Skip all pictures, then copy the lines from the start of the data through the line with "ax.bar(x_m + off, maedchen_viel, breite, color=dunkel, zorder=2)", keeping both ends.
..............................
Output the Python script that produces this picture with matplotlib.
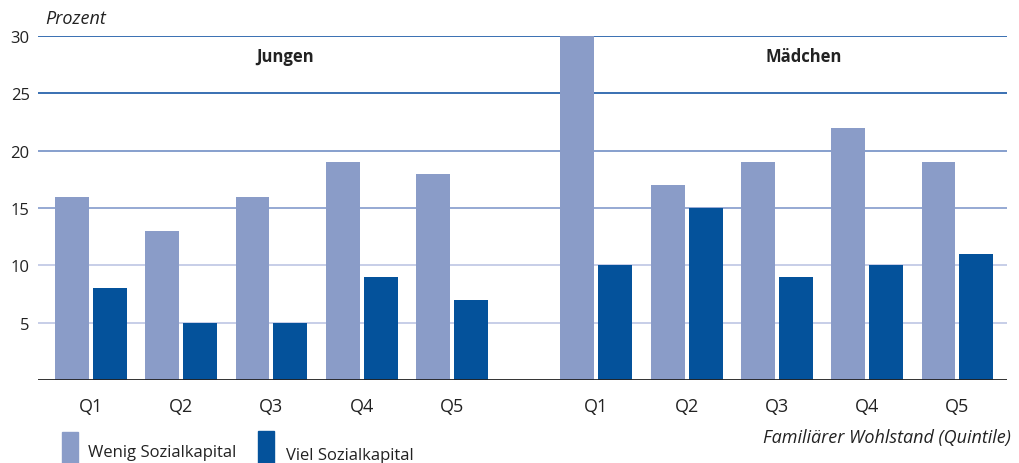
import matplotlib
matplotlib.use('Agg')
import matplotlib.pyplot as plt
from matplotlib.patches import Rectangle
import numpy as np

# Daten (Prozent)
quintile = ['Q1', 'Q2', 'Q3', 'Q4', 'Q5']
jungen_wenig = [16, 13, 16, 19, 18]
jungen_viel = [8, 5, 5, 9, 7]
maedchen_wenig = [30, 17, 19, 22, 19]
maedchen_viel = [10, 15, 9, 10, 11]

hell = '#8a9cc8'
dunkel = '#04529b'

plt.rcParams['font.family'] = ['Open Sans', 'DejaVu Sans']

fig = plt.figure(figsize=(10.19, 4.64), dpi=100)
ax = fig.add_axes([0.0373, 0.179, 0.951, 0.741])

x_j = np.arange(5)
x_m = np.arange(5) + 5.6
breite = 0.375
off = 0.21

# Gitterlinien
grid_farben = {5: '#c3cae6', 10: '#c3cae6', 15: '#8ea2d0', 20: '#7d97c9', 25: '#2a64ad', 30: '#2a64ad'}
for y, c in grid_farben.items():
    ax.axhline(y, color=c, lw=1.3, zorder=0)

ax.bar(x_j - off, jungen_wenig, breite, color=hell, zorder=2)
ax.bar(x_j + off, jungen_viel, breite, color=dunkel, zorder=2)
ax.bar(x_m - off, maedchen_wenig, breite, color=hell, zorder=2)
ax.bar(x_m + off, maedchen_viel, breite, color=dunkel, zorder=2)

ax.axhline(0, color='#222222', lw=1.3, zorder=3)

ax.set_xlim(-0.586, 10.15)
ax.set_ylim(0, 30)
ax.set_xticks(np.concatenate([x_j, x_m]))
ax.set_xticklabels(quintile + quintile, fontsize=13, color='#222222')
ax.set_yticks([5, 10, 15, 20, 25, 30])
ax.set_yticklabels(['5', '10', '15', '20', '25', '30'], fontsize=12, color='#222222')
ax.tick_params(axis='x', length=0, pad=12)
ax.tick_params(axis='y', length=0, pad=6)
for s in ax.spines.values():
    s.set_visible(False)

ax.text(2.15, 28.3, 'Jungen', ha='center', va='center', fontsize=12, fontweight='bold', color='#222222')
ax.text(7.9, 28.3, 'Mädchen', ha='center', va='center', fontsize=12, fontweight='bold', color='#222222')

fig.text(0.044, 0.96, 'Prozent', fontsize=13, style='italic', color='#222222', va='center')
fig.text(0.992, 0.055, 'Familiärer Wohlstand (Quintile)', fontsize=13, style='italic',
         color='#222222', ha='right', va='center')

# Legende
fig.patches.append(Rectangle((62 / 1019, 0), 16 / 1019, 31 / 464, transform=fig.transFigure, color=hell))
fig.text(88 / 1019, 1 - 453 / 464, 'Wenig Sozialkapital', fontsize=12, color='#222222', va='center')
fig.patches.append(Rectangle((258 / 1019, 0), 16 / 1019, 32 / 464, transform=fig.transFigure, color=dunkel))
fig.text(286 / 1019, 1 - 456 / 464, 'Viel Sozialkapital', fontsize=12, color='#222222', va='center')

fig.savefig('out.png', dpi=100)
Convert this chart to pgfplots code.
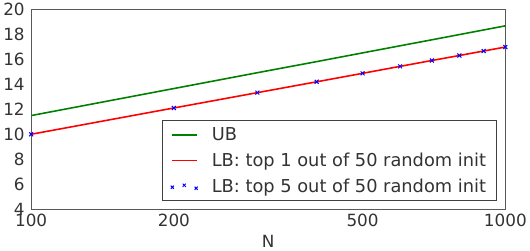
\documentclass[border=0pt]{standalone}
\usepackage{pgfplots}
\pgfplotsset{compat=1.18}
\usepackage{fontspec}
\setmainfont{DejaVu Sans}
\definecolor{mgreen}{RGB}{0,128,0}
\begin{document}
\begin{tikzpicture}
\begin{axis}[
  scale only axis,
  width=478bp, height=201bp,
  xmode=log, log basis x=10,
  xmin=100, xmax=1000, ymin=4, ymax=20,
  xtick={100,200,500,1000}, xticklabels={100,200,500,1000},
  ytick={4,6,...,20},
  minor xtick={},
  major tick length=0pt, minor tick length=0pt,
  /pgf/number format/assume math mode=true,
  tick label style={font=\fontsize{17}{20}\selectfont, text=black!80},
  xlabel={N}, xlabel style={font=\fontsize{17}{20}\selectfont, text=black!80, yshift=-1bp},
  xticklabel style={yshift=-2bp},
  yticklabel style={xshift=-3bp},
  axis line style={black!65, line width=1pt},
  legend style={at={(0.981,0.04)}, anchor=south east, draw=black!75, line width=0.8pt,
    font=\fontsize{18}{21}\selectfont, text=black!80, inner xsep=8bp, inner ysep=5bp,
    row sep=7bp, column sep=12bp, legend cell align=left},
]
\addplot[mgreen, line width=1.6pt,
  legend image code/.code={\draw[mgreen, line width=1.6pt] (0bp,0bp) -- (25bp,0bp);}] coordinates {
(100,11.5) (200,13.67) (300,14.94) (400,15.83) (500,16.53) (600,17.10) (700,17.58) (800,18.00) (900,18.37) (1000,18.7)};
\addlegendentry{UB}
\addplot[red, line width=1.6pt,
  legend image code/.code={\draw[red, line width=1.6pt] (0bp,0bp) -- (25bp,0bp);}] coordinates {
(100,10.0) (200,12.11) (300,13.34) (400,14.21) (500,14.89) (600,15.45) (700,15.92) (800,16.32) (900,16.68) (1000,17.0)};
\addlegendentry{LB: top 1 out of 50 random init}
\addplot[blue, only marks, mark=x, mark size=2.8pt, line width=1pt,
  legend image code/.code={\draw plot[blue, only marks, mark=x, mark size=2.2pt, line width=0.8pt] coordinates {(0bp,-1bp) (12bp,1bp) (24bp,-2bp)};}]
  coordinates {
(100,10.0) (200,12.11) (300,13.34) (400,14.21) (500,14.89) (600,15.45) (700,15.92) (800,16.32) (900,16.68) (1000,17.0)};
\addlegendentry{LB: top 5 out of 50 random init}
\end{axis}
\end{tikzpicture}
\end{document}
..............................
EXPECTED ANSWER —
Output the Python script that produces this picture with matplotlib.
import matplotlib
matplotlib.use('Agg')
import matplotlib.pyplot as plt
from matplotlib.patches import Rectangle
import numpy as np

# Daten (Prozent)
quintile = ['Q1', 'Q2', 'Q3', 'Q4', 'Q5']
jungen_wenig = [16, 13, 16, 19, 18]
jungen_viel = [8, 5, 5, 9, 7]
maedchen_wenig = [30, 17, 19, 22, 19]
maedchen_viel = [10, 15, 9, 10, 11]

hell = '#8a9cc8'
dunkel = '#04529b'

plt.rcParams['font.family'] = ['Open Sans', 'DejaVu Sans']

fig = plt.figure(figsize=(10.19, 4.64), dpi=100)
ax = fig.add_axes([0.0373, 0.179, 0.951, 0.741])

x_j = np.arange(5)
x_m = np.arange(5) + 5.6
breite = 0.375
off = 0.21

# Gitterlinien
grid_farben = {5: '#c3cae6', 10: '#c3cae6', 15: '#8ea2d0', 20: '#7d97c9', 25: '#2a64ad', 30: '#2a64ad'}
for y, c in grid_farben.items():
    ax.axhline(y, color=c, lw=1.3, zorder=0)

ax.bar(x_j - off, jungen_wenig, breite, color=hell, zorder=2)
ax.bar(x_j + off, jungen_viel, breite, color=dunkel, zorder=2)
ax.bar(x_m - off, maedchen_wenig, breite, color=hell, zorder=2)
ax.bar(x_m + off, maedchen_viel, breite, color=dunkel, zorder=2)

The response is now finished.